On Pascal, Delphi was used for tons of RAD software in the 90's, both for the enterprise and for home users with zillions of shareware (and shovelware). And Lazarus/FPC+SQLITE3 today is not bad at all.
On Lisp... it was used on niche places such as game engines, Emacs -Org Mode today it's a beast-, a whole GNU supported GNU distro (Scheme) and Maxima among others.
Still, the so called low-level C++ it's an example on things picking the wrong route. C++ and QT5/6 can be performant enough. But, for a roguelike, the performance on compiling it's atrocious and by design Go with the GC would fix a 90% of the problems and even gain more portability.
I’m very aware of Lazarus, Delphi and Emacs.
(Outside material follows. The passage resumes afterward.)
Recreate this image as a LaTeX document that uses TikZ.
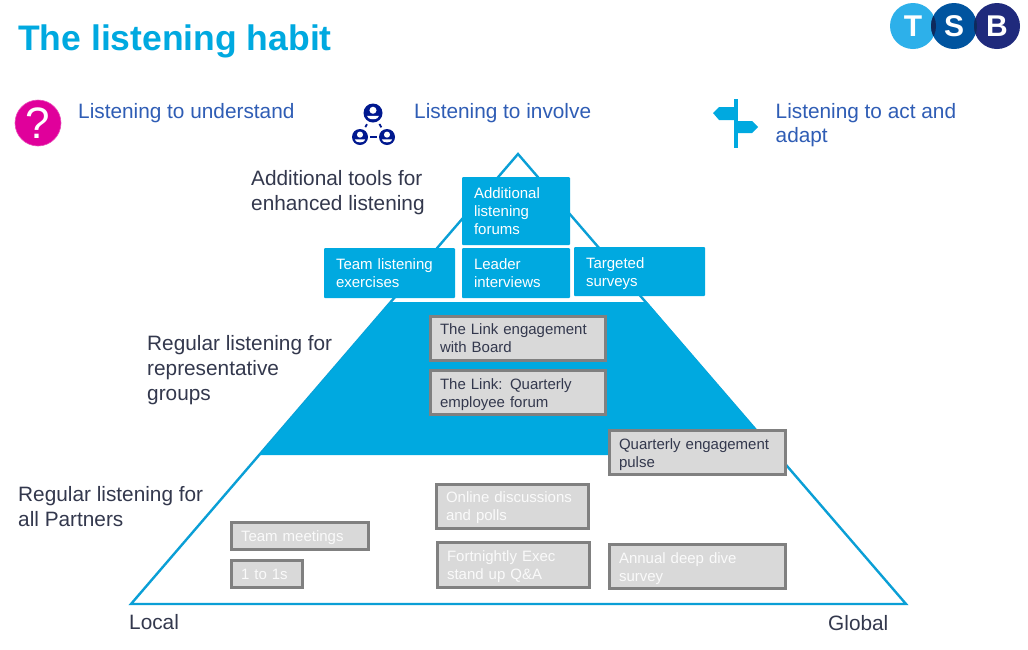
\documentclass[tikz,border=0pt]{standalone}
\usepackage{fontspec}
\setmainfont{Liberation Sans}
\definecolor{tsbblue}{HTML}{00A9E0}
\definecolor{pyrline}{HTML}{0A9FD6}
\definecolor{headblue}{HTML}{2F5DB5}
\definecolor{darktxt}{HTML}{33384D}
\definecolor{greyfill}{HTML}{D9D9D9}
\definecolor{greyline}{HTML}{808080}
\definecolor{navy}{HTML}{00188F}
\definecolor{tsbt}{HTML}{2DB0EA}
\definecolor{tsbs}{HTML}{00549F}
\definecolor{tsbb}{HTML}{1F2A7C}
\definecolor{tsbdark}{HTML}{0E2A5C}
\definecolor{qmag}{HTML}{E0009B}
\tikzset{
  x=1pt,y=-1pt,
  inset/.store in=\boxinset,
  boxtext/.style={font=\fontsize{15}{18}\selectfont,align=left,anchor=north west,outer sep=0pt},
  bluebox/.style={boxtext,fill=tsbblue,text=white,rounded corners=1pt,inset=12pt},
  greybox/.style={boxtext,fill=greyfill,draw=greyline,line width=3pt,text=darktxt,inset=9.5pt},
  ghostbox/.style={greybox,text=white!88!greyfill},
  heading/.style={font=\fontsize{20.8}{24.5}\selectfont,text=headblue,align=left,anchor=base west,inner sep=0pt},
  label/.style={font=\fontsize{20.8}{25}\selectfont,text=darktxt,align=left,anchor=base west,inner sep=0pt},
  logo/.style={circle,minimum size=46pt,inner sep=0pt,text=white,font=\fontsize{30}{30}\bfseries\selectfont},
  pyr/.style={draw=pyrline,line width=2.4pt,line join=miter},
  person/.style={circle,fill=navy,inner sep=0pt},
  iconlink/.style={draw=navy,line width=1.8pt},
  signs/.style={fill=tsbblue,draw=none}
}
\newcommand{\boxrect}[7]{% name, style, x1, y1, x2, y2, text
  \node[#2,minimum width=#5pt-#3pt,minimum height=#6pt-#4pt,text width=#5pt-#3pt-2*\boxinset,inner xsep=\boxinset,inner ysep=0pt,anchor=north west] (#1) at (#3,#4) {#7};}
% a taller first line moves the text of a box down by half the extra height
\newcommand{\lowr}{\rule{0pt}{15pt}}
\begin{document}
\begin{tikzpicture}
\useasboundingbox (0,0) rectangle (1028,649);
\fill[white] (0,0) rectangle (1028,649);
% title
\node[anchor=base west,inner sep=0pt,font=\fontsize{35.5}{40}\bfseries\selectfont,text=tsbblue] (title) at (18,50.5) {The listening habit};
% logo
\node[logo,fill=tsbt] (logoT) at (913,26) {};
\node[logo,fill=tsbs] (logoS) at (954,26) {};
\node[logo,fill=tsbb] (logoB) at (997,26) {};
\begin{scope}
  \clip (913,26) circle (23);
  \fill[tsbdark] (954,26) circle (23);
\end{scope}
\begin{scope}
  \clip (954,26) circle (23);
  \fill[tsbdark] (997,26) circle (23);
\end{scope}
\node[logo] at (logoT) {T};
\node[logo] at (logoS) {S};
\node[logo] at (logoB) {B};
% question icon
\node[circle,fill=qmag,draw=qmag!70!white,line width=.6pt,minimum size=46pt,inner sep=0pt,text=white,font=\fontsize{44}{44}\selectfont] (qicon) at (38,123) {?};
% people icon
\node[person,minimum size=19pt] (p1) at (373,113) {};
\node[person,minimum size=16pt] (p2) at (360,137) {};
\node[person,minimum size=16pt] (p3) at (387,137) {};
\draw[iconlink,shorten <=3pt,shorten >=3pt] (p1) -- (p2);
\draw[iconlink,shorten <=3pt,shorten >=3pt] (p1) -- (p3);
\draw[iconlink,shorten <=2pt,shorten >=2pt] (p2) -- (p3);
\foreach \n/\s in {p1/1.1,p2/.95,p3/.95}{
  \fill[white] ([yshift=2.5*\s pt]\n.center) circle (3.2*\s);
  \fill[white] ([yshift=-2.5*\s pt]\n.center) ++(-5.5*\s,0) arc[start angle=180,end angle=360,x radius=5.5*\s,y radius=-3.2*\s] -- cycle;
}
% signpost
\fill[signs] (734,99) rectangle (738,148);
\fill[signs] (713,113) -- (719,107) -- (735,107) -- (735,120) -- (719,120) -- cycle;
\fill[signs] (737,121) -- (752,121) -- (758,127) -- (752,133) -- (737,133) -- cycle;
% headings
\node[heading] (h1) at (78,118.5) {Listening to understand};
\node[heading] (h2) at (414,118) {Listening to involve};
\node[heading] (h3) at (775.5,142.5) {Listening to act and\\adapt};
% labels
\node[label] (l1) at (251,210) {Additional tools for\\enhanced listening};
\node[label] (l2) at (147,400) {Regular listening for\\representative\\groups};
\node[label] (l3) at (18,526) {Regular listening for\\all Partners};
\node[label] (local) at (129,629) {Local};
\node[label] (global) at (828,630) {Global};
% pyramid
\coordinate (apex) at (518,154);
\coordinate (bl) at (131,604);
\coordinate (br) at (906,604);
\draw[pyr] (apex) -- (bl) -- (br) -- cycle;
\fill[tsbblue] (390,302) -- (647,302) -- (778,455) -- (259,455) -- cycle;
% blue boxes
\boxrect{b1}{bluebox}{462}{177}{570}{245}{Additional\\listening\\forums}
\boxrect{b2}{bluebox}{324}{248}{455}{298}{Team listening\\exercises}
\boxrect{b3}{bluebox}{462}{248}{570}{298}{Leader\\interviews}
\boxrect{b4}{bluebox}{574}{247}{705}{296}{\lowr Targeted\\surveys}
% grey boxes
\boxrect{g1}{greybox}{430.5}{316.5}{605.5}{360.5}{The Link engagement\\with Board}
\boxrect{g2}{greybox}{430.5}{370.5}{605.5}{414.5}{\lowr The Link: Quarterly\\employee forum}
\boxrect{g3}{greybox}{609.5}{430.5}{785.5}{474.5}{\lowr Quarterly engagement\\pulse}
\boxrect{g4}{ghostbox}{436.5}{484.5}{588.5}{528.5}{\rule{0pt}{13pt}Online discussions\\and polls}
\boxrect{g5}{ghostbox}{437.5}{542.5}{589.5}{587.5}{\lowr Fortnightly Exec\\stand up Q\&A}
\boxrect{g6}{ghostbox}{609.5}{544.5}{785.5}{588.5}{\lowr Annual deep dive\\survey}
\boxrect{g7}{ghostbox}{231.5}{522.5}{368.5}{549.5}{\lowr Team meetings}
\boxrect{g8}{ghostbox}{231.5}{560.5}{302.5}{587.5}{1 to 1s}
\end{tikzpicture}
\end{document}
But they’re exceptions rather than industry norms.
And thus pointing them out misses the point I was making when, ironically, I was pointing out how you’re missing the original point of this discussion.
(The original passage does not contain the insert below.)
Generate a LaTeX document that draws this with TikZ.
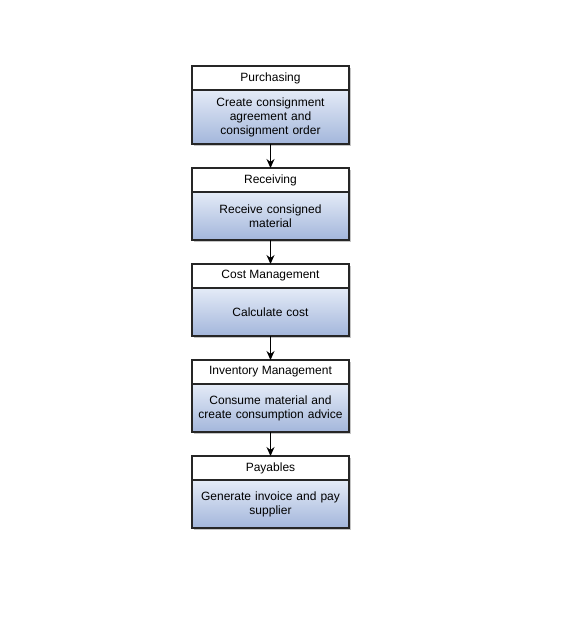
\documentclass[tikz,border=0pt]{standalone}
\usepackage{fontspec}
\setmainfont{Liberation Sans}
\usetikzlibrary{positioning}
\usetikzlibrary{shadows}
\usetikzlibrary{arrows.meta}
\tikzset{>=stealth}
\definecolor{tasktop}{HTML}{E4EBF7}
\definecolor{taskbot}{HTML}{A3B6DB}

\begin{document}
\begin{tikzpicture}
	[x=1pt,y=1pt,node distance=24pt,
	stage/.style={rectangle,draw=black!85,fill=white,line width=1.1pt,minimum width=157pt,minimum height=24pt,inner sep=0pt,outer sep=0pt,font=\fontsize{12}{14}\selectfont,drop shadow={shadow xshift=2pt,shadow yshift=-2pt,fill=black!45}},
	task/.style={rectangle,draw=black!85,line width=1.1pt,top color=tasktop,bottom color=taskbot,minimum width=157pt,minimum height=48pt,inner sep=0pt,outer sep=0pt,text width=152pt,align=center,font=\fontsize{12}{14}\selectfont,drop shadow={shadow xshift=2pt,shadow yshift=-2pt,fill=black!45}},
	flow/.style={->,>={Stealth[length=9pt,width=8pt]},line width=1pt}]
	\useasboundingbox (0,0) rectangle (576,-624);
	\node [stage] (purch) at (270.5,-78) {Purchasing};
	\node [task,minimum height=54pt] (purchtask) [below=0pt of purch] {Create consignment\\agreement and\\consignment order};
	\node [stage] (recv) [below=of purchtask] {Receiving};
	\node [task] (recvtask) [below=0pt of recv] {Receive consigned\\material};
	\node [stage] (cost) [below=of recvtask] {Cost Management};
	\node [task] (costtask) [below=0pt of cost] {Calculate cost};
	\node [stage] (inv) [below=of costtask] {Inventory Management};
	\node [task] (invtask) [below=0pt of inv] {Consume material and\\create consumption advice};
	\node [stage] (pay) [below=of invtask] {Payables};
	\node [task] (paytask) [below=0pt of pay] {Generate invoice and pay\\supplier};
	\draw[flow] (purchtask) -- (recv);
	\draw[flow] (recvtask) -- (cost);
	\draw[flow] (costtask) -- (inv);
	\draw[flow] (invtask) -- (pay);
\end{tikzpicture}
\end{document}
My point was about performance. Yes, Basic vs Forth was the worst choice back in the day, and you could say low level stuff was done under assembler.
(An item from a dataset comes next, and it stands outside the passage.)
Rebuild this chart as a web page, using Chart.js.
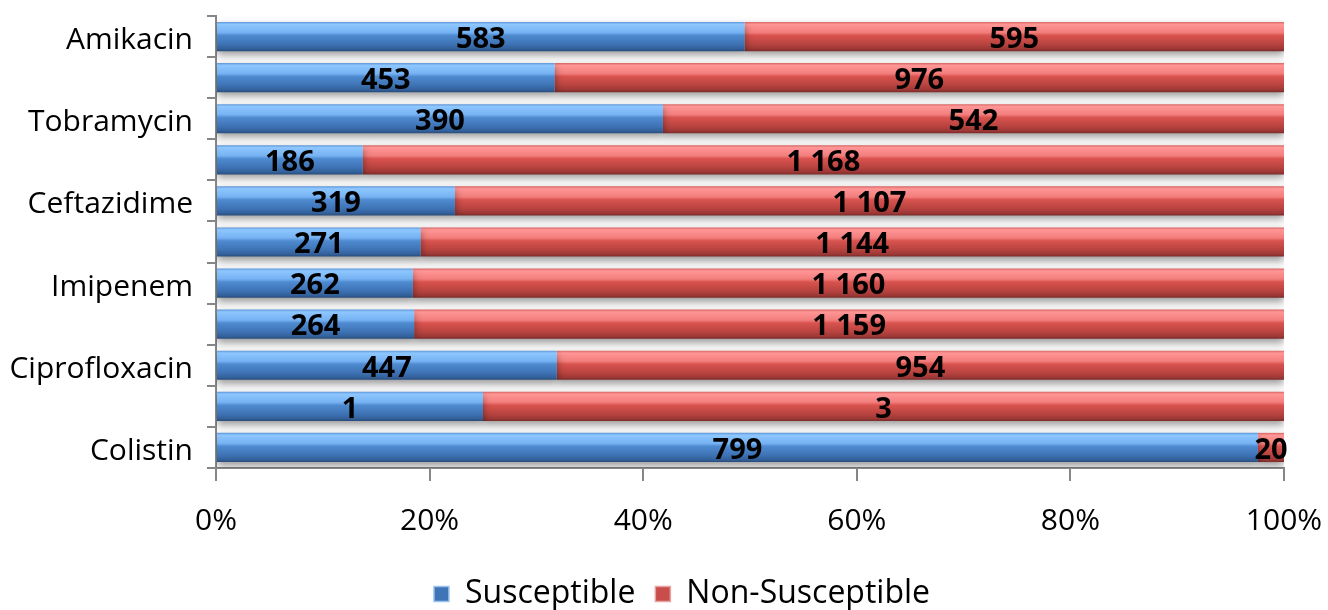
<!DOCTYPE html>
<html><head><meta charset="utf-8">
<script src="https://cdn.jsdelivr.net/npm/chart.js@4"></script>
<style>html,body{margin:0;padding:0;background:#fff}#wrap{width:1328px;height:610px}</style>
</head><body><div id="wrap"><canvas id="c" width="1328" height="610"></canvas></div>
<script>
// Isolate counts per antibiotic (rows without a printed name are skipped on the axis)
const categories = ['Amikacin', '', 'Tobramycin', '', 'Ceftazidime', '', 'Imipenem', '', 'Ciprofloxacin', '', 'Colistin'];
const susceptible = [583, 453, 390, 186, 319, 271, 262, 264, 447, 1, 799];
const nonSusceptible = [595, 976, 542, 1168, 1107, 1144, 1160, 1159, 954, 3, 20];
const seriesNames = ['Susceptible', 'Non-Susceptible'];
const percentTicks = [0, 20, 40, 60, 80, 100];

const FONT = "'Open Sans', 'Liberation Sans', sans-serif";
const AXIS_GREY = '#868686';
const BAR_PCT = 0.71;

const totals = susceptible.map((s, i) => s + nonSusceptible[i]);
const shareOf = arr => arr.map((v, i) => v / totals[i] * 100);

const spaced = n => String(n).replace(/\B(?=(\d{3})+(?!\d))/g, ' ');

const blueStops = [[0, '#5f95d8'], [0.08, '#8ec7ff'], [0.36, '#76b2f3'], [0.46, '#4f8bd0'], [0.76, '#3e73b5'], [0.92, '#33609a'], [1, '#294c7a']];
const redStops = [[0, '#d86462'], [0.08, '#ff9696'], [0.36, '#f27e7c'], [0.46, '#d9534f'], [0.76, '#b8433f'], [0.92, '#9c3836'], [1, '#7a2b29']];

function glossy(stops, solid) {
  return ctx => {
    const chart = ctx.chart;
    const ys = chart.scales.y;
    if (!chart.chartArea || !ys || ctx.dataIndex === undefined) return solid;
    const yc = ys.getPixelForValue(ctx.dataIndex);
    const h = (ys.height / categories.length) * BAR_PCT;
    const g = chart.ctx.createLinearGradient(0, yc - h / 2, 0, yc + h / 2);
    stops.forEach(([o, c]) => g.addColorStop(o, c));
    return g;
  };
}

// Soft drop shadow under the bars, then the counts printed on each segment
const barDecor = {
  id: 'barDecor',
  afterLayout(chart) {
    // centre the legend under the plot area rather than the whole canvas
    const lg = chart.legend;
    if (lg) { lg.left += 40; lg.right += 40; }
  },
  beforeDatasetsDraw(chart) {
    const c = chart.ctx;
    c.save();
    c.shadowColor = 'rgba(0,0,0,0.40)';
    c.shadowBlur = 8;
    c.shadowOffsetY = 4;
  },
  afterDatasetsDraw(chart) {
    const c = chart.ctx;
    c.restore();
    c.save();
    c.font = "bold 29px " + FONT;
    c.fillStyle = '#000';
    c.textAlign = 'center';
    c.textBaseline = 'middle';
    chart.data.datasets.forEach((ds, di) => {
      const meta = chart.getDatasetMeta(di);
      meta.data.forEach((el, i) => {
        const cx = (el.x + el.base) / 2;
        c.fillText(spaced(ds.counts[i]), cx, el.y + 3);
      });
    });
    c.restore();
  }
};

new Chart(document.getElementById('c'), {
  type: 'bar',
  data: {
    labels: categories,
    datasets: [
      { label: seriesNames[0], data: shareOf(susceptible), counts: susceptible,
        backgroundColor: glossy(blueStops, '#4f81bd') },
      { label: seriesNames[1], data: shareOf(nonSusceptible), counts: nonSusceptible,
        backgroundColor: glossy(redStops, '#c0504d') }
    ]
  },
  options: {
    indexAxis: 'y',
    responsive: false,
    animation: false,
    devicePixelRatio: 1,
    barPercentage: BAR_PCT,
    categoryPercentage: 1,
    layout: { padding: { top: 16, right: 44, left: 0, bottom: 0 } },
    scales: {
      x: {
        stacked: true, min: 0, max: 100,
        afterBuildTicks: s => { s.ticks = percentTicks.map(v => ({ value: v })); },
        afterFit: s => { s.height = 90; s.paddingLeft = 0; s.paddingRight = 0; },
        grid: { drawOnChartArea: false, color: AXIS_GREY, lineWidth: 2, tickLength: 13 },
        border: { color: AXIS_GREY, width: 2 },
        ticks: { color: '#000', font: { family: FONT, size: 30 }, padding: 22, maxRotation: 0,
                 callback: v => v + '%' }
      },
      y: {
        stacked: true,
        afterFit: s => { s.width = 216; s.paddingTop = 0; s.paddingBottom = 0; },
        grid: { drawOnChartArea: false, offset: true, color: AXIS_GREY, lineWidth: 2, tickLength: 9 },
        border: { color: AXIS_GREY, width: 2 },
        ticks: { color: '#000', font: { family: FONT, size: 30 }, padding: 14, autoSkip: false, labelOffset: 4 }
      }
    },
    plugins: {
      legend: {
        position: 'bottom',
        maxHeight: 52,
        labels: {
          color: '#000', font: { family: FONT, size: 32 }, boxWidth: 15, boxHeight: 15, padding: 20,
          generateLabels: chart => chart.data.datasets.map((ds, i) => ({
            text: ds.label, datasetIndex: i,
            fillStyle: i === 0 ? '#3f74b6' : '#c94d4a',
            strokeStyle: i === 0 ? '#9cc3ee' : '#e6a3a1', lineWidth: 1.5, hidden: false
          }))
        }
      },
      tooltip: { enabled: false }
    }
  },
  plugins: [barDecor]
});
</script></body></html>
Fine. But the correct choice for 'low level' stuff it's C++ and I state that most of the C++ compilers have huge compiling times for software (GCC), or much better but they still eat ram like crazy (clang) and except for few software, the performance boost compared to Go doesn't look as huge for mosts tasks except for Chromium/Electron and QT.
For what software it's doing a 90% of the time, Go + a nice toolkit UI would be enough to cover most tasks while having a safe language to use. Even for bloated propietary IM clones such as Discord and Slack.
Because, ironically, most of the optimized C++ code is to run bloated runtimes like Electron tossing out any C++ gives to you, because most Electron software it's implementing half an OS with every application.
With KDE and QT at least you are sharing code, even by using Flatpak, which somehow deduplicates stuff a little bit. With Electron you are running separate, isolated silos with no awareness of each other. You are basically running several 'desktop environments' at once.
You can say, hey, Go statically builds everything, there's no gain on shared libraries then... until you find the Go compiler can still do a better job using less RAM than average than tons of stuff.
With Electron often you are shipping the whole debugging environment with yourself. Loaded, and running graphical software with far less performance than the 'bloated' KDE3 software back in the day doing bells and wistles under a Kopete chat window under an AMD Athlon. QT3 tools felt snappy. Seeing Electron based software everywhere has the appeal of running everything GUI based under TCL/Tk under a Pentium modulo video decoders and the like. It will crawl against pure Win32/XLib under a Pentium 90 if everything it's a TK window with debugging options enabled.
So, these are our current times. You got an i7 with 16GB of RAM and barely got any improvement with modern 'apps' over an i3 with 2GB of RAM and native software.